++++ GIVEN DATA
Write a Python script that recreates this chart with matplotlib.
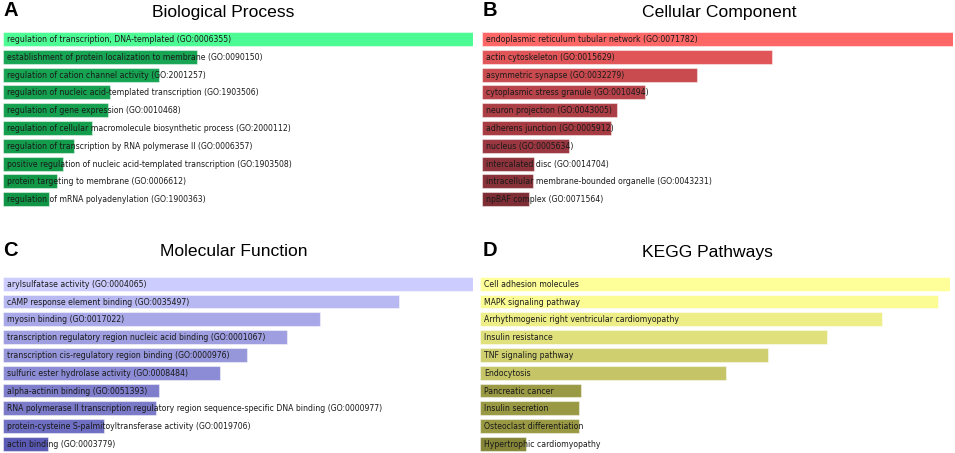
import matplotlib
matplotlib.use('Agg')
import matplotlib.pyplot as plt

# panel A - GO Biological Process
bp_terms = ['regulation of transcription, DNA-templated (GO:0006355)',
            'establishment of protein localization to membrane (GO:0090150)',
            'regulation of cation channel activity (GO:2001257)',
            'regulation of nucleic acid-templated transcription (GO:1903506)',
            'regulation of gene expression (GO:0010468)',
            'regulation of cellular macromolecule biosynthetic process (GO:2000112)',
            'regulation of transcription by RNA polymerase II (GO:0006357)',
            'positive regulation of nucleic acid-templated transcription (GO:1903508)',
            'protein targeting to membrane (GO:0006612)',
            'regulation of mRNA polyadenylation (GO:1900363)']
bp_scores = [1.0, 0.413, 0.332, 0.228, 0.223, 0.189, 0.151, 0.128, 0.115, 0.098]

# panel B - GO Cellular Component
cc_terms = ['endoplasmic reticulum tubular network (GO:0071782)',
            'actin cytoskeleton (GO:0015629)',
            'asymmetric synapse (GO:0032279)',
            'cytoplasmic stress granule (GO:0010494)',
            'neuron projection (GO:0043005)',
            'adherens junction (GO:0005912)',
            'nucleus (GO:0005634)',
            'intercalated disc (GO:0014704)',
            'intracellular membrane-bounded organelle (GO:0043231)',
            'npBAF complex (GO:0071564)']
cc_scores = [1.0, 0.616, 0.456, 0.346, 0.287, 0.274, 0.185, 0.110, 0.108, 0.100]

# panel C - GO Molecular Function
mf_terms = ['arylsulfatase activity (GO:0004065)',
            'cAMP response element binding (GO:0035497)',
            'myosin binding (GO:0017022)',
            'transcription regulatory region nucleic acid binding (GO:0001067)',
            'transcription cis-regulatory region binding (GO:0000976)',
            'sulfuric ester hydrolase activity (GO:0008484)',
            'alpha-actinin binding (GO:0051393)',
            'RNA polymerase II transcription regulatory region sequence-specific DNA binding (GO:0000977)',
            'protein-cysteine S-palmitoyltransferase activity (GO:0019706)',
            'actin binding (GO:0003779)']
mf_scores = [1.0, 0.843, 0.674, 0.604, 0.519, 0.462, 0.332, 0.326, 0.215, 0.096]

# panel D - KEGG
kegg_terms = ['Cell adhesion molecules',
              'MAPK signaling pathway',
              'Arrhythmogenic right ventricular cardiomyopathy',
              'Insulin resistance',
              'TNF signaling pathway',
              'Endocytosis',
              'Pancreatic cancer',
              'Insulin secretion',
              'Osteoclast differentiation',
              'Hypertrophic cardiomyopathy']
kegg_scores = [1.0, 0.974, 0.855, 0.738, 0.613, 0.523, 0.215, 0.211, 0.211, 0.098]

# bar colours (style)
bp_colors = ['#4dfb94', '#17a554', '#16a352', '#15a150', '#14a04f', '#139e4d',
             '#129c4b', '#119a49', '#109847', '#0f9545']
cc_colors = ['#ff6666', '#e05558', '#c94b4f', '#b8434a', '#ac3e45', '#a63b42',
             '#9a3740', '#8e333b', '#883138', '#7e2d34']
mf_colors = ['#ccccff', '#b8b8f2', '#a8a8e8', '#9e9ee0', '#9696db', '#8c8cd6',
             '#7e7ecc', '#7a7ac9', '#6e6ec2', '#5a5ab5']
kegg_colors = ['#ffff99', '#fcfc94', '#eeee88', '#e0e07c', '#cfcf70', '#c5c567',
               '#9a9a45', '#999944', '#999944', '#868638']

W, H = 955, 453
fig = plt.figure(figsize=(W / 100, H / 100), dpi=100)


def draw_panel(left, right, top_center, terms, scores, colors, title, letter,
               title_x, title_y, letter_x, letter_y):
    step = 17.8
    y_top = top_center - step / 2
    y_bot = top_center + step * 9 + step / 2
    ax = fig.add_axes([left / W, 1 - y_bot / H, (right - left) / W, (y_bot - y_top) / H])
    rows = list(range(len(terms)))
    ax.barh(rows, scores, height=0.78, color=colors, edgecolor=(1, 1, 1, 0.45),
            linewidth=0.8, align='center')
    for r, t in zip(rows, terms):
        ax.text(0.008, r + 0.03, t, ha='left', va='center', fontsize=5.6,
                color='#1a1a1a', family='DejaVu Sans')
    ax.set_xlim(0, 1)
    ax.set_ylim(len(terms) - 0.5, -0.5)
    ax.axis('off')
    fig.text(title_x / W, 1 - title_y / H, title, ha='center', va='center',
             fontsize=12.6, family='Liberation Sans')
    fig.text(letter_x / W, 1 - letter_y / H, letter, ha='left', va='center',
             fontsize=14.5, fontweight='bold', family='Liberation Sans')


draw_panel(3, 473, 39, bp_terms, bp_scores, bp_colors, 'Biological Process', 'A',
           223, 12, 3, 11)
draw_panel(482, 953, 39, cc_terms, cc_scores, cc_colors, 'Cellular Component', 'B',
           719, 12, 483, 11)
draw_panel(3, 473, 283.7, mf_terms, mf_scores, mf_colors, 'Molecular Function', 'C',
           234, 251, 3, 251)
draw_panel(480, 950, 283.7, kegg_terms, kegg_scores, kegg_colors, 'KEGG Pathways', 'D',
           707, 252, 483, 251)

fig.savefig('out.png', dpi=100)
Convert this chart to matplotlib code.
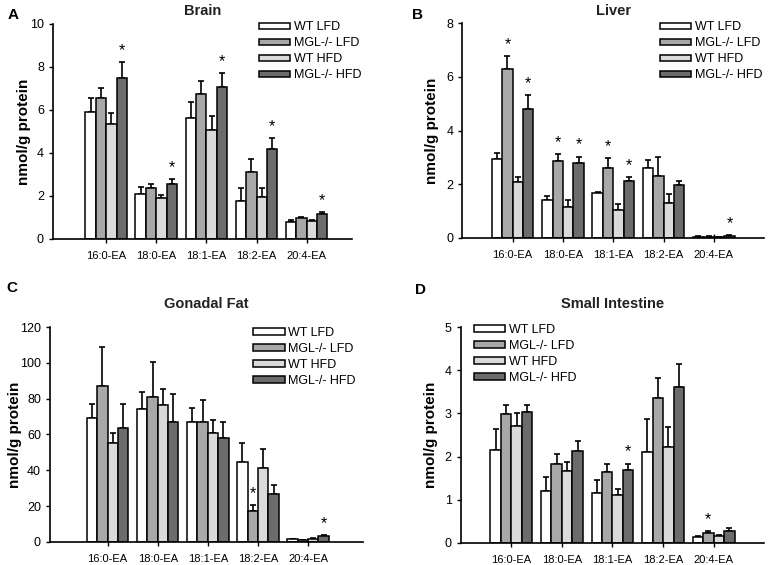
++++++++
STATED PROBLEM ▸ Leave the pictures out, and transcribe each of the records exactly.

RESULT ▸
Write a Python script that recreates this chart with matplotlib.
import matplotlib
matplotlib.use('Agg')
import matplotlib.pyplot as plt

# panel A - GO Biological Process
bp_terms = ['regulation of transcription, DNA-templated (GO:0006355)',
            'establishment of protein localization to membrane (GO:0090150)',
            'regulation of cation channel activity (GO:2001257)',
            'regulation of nucleic acid-templated transcription (GO:1903506)',
            'regulation of gene expression (GO:0010468)',
            'regulation of cellular macromolecule biosynthetic process (GO:2000112)',
            'regulation of transcription by RNA polymerase II (GO:0006357)',
            'positive regulation of nucleic acid-templated transcription (GO:1903508)',
            'protein targeting to membrane (GO:0006612)',
            'regulation of mRNA polyadenylation (GO:1900363)']
bp_scores = [1.0, 0.413, 0.332, 0.228, 0.223, 0.189, 0.151, 0.128, 0.115, 0.098]

# panel B - GO Cellular Component
cc_terms = ['endoplasmic reticulum tubular network (GO:0071782)',
            'actin cytoskeleton (GO:0015629)',
            'asymmetric synapse (GO:0032279)',
            'cytoplasmic stress granule (GO:0010494)',
            'neuron projection (GO:0043005)',
            'adherens junction (GO:0005912)',
            'nucleus (GO:0005634)',
            'intercalated disc (GO:0014704)',
            'intracellular membrane-bounded organelle (GO:0043231)',
            'npBAF complex (GO:0071564)']
cc_scores = [1.0, 0.616, 0.456, 0.346, 0.287, 0.274, 0.185, 0.110, 0.108, 0.100]

# panel C - GO Molecular Function
mf_terms = ['arylsulfatase activity (GO:0004065)',
            'cAMP response element binding (GO:0035497)',
            'myosin binding (GO:0017022)',
            'transcription regulatory region nucleic acid binding (GO:0001067)',
            'transcription cis-regulatory region binding (GO:0000976)',
            'sulfuric ester hydrolase activity (GO:0008484)',
            'alpha-actinin binding (GO:0051393)',
            'RNA polymerase II transcription regulatory region sequence-specific DNA binding (GO:0000977)',
            'protein-cysteine S-palmitoyltransferase activity (GO:0019706)',
            'actin binding (GO:0003779)']
mf_scores = [1.0, 0.843, 0.674, 0.604, 0.519, 0.462, 0.332, 0.326, 0.215, 0.096]

# panel D - KEGG
kegg_terms = ['Cell adhesion molecules',
              'MAPK signaling pathway',
              'Arrhythmogenic right ventricular cardiomyopathy',
              'Insulin resistance',
              'TNF signaling pathway',
              'Endocytosis',
              'Pancreatic cancer',
              'Insulin secretion',
              'Osteoclast differentiation',
              'Hypertrophic cardiomyopathy']
kegg_scores = [1.0, 0.974, 0.855, 0.738, 0.613, 0.523, 0.215, 0.211, 0.211, 0.098]

# bar colours (style)
bp_colors = ['#4dfb94', '#17a554', '#16a352', '#15a150', '#14a04f', '#139e4d',
             '#129c4b', '#119a49', '#109847', '#0f9545']
cc_colors = ['#ff6666', '#e05558', '#c94b4f', '#b8434a', '#ac3e45', '#a63b42',
             '#9a3740', '#8e333b', '#883138', '#7e2d34']
mf_colors = ['#ccccff', '#b8b8f2', '#a8a8e8', '#9e9ee0', '#9696db', '#8c8cd6',
             '#7e7ecc', '#7a7ac9', '#6e6ec2', '#5a5ab5']
kegg_colors = ['#ffff99', '#fcfc94', '#eeee88', '#e0e07c', '#cfcf70', '#c5c567',
               '#9a9a45', '#999944', '#999944', '#868638']

W, H = 955, 453
fig = plt.figure(figsize=(W / 100, H / 100), dpi=100)


def draw_panel(left, right, top_center, terms, scores, colors, title, letter,
               title_x, title_y, letter_x, letter_y):
    step = 17.8
    y_top = top_center - step / 2
    y_bot = top_center + step * 9 + step / 2
    ax = fig.add_axes([left / W, 1 - y_bot / H, (right - left) / W, (y_bot - y_top) / H])
    rows = list(range(len(terms)))
    ax.barh(rows, scores, height=0.78, color=colors, edgecolor=(1, 1, 1, 0.45),
            linewidth=0.8, align='center')
    for r, t in zip(rows, terms):
        ax.text(0.008, r + 0.03, t, ha='left', va='center', fontsize=5.6,
                color='#1a1a1a', family='DejaVu Sans')
    ax.set_xlim(0, 1)
    ax.set_ylim(len(terms) - 0.5, -0.5)
    ax.axis('off')
    fig.text(title_x / W, 1 - title_y / H, title, ha='center', va='center',
             fontsize=12.6, family='Liberation Sans')
    fig.text(letter_x / W, 1 - letter_y / H, letter, ha='left', va='center',
             fontsize=14.5, fontweight='bold', family='Liberation Sans')


draw_panel(3, 473, 39, bp_terms, bp_scores, bp_colors, 'Biological Process', 'A',
           223, 12, 3, 11)
draw_panel(482, 953, 39, cc_terms, cc_scores, cc_colors, 'Cellular Component', 'B',
           719, 12, 483, 11)
draw_panel(3, 473, 283.7, mf_terms, mf_scores, mf_colors, 'Molecular Function', 'C',
           234, 251, 3, 251)
draw_panel(480, 950, 283.7, kegg_terms, kegg_scores, kegg_colors, 'KEGG Pathways', 'D',
           707, 252, 483, 251)

fig.savefig('out.png', dpi=100)
Convert this chart to matplotlib code.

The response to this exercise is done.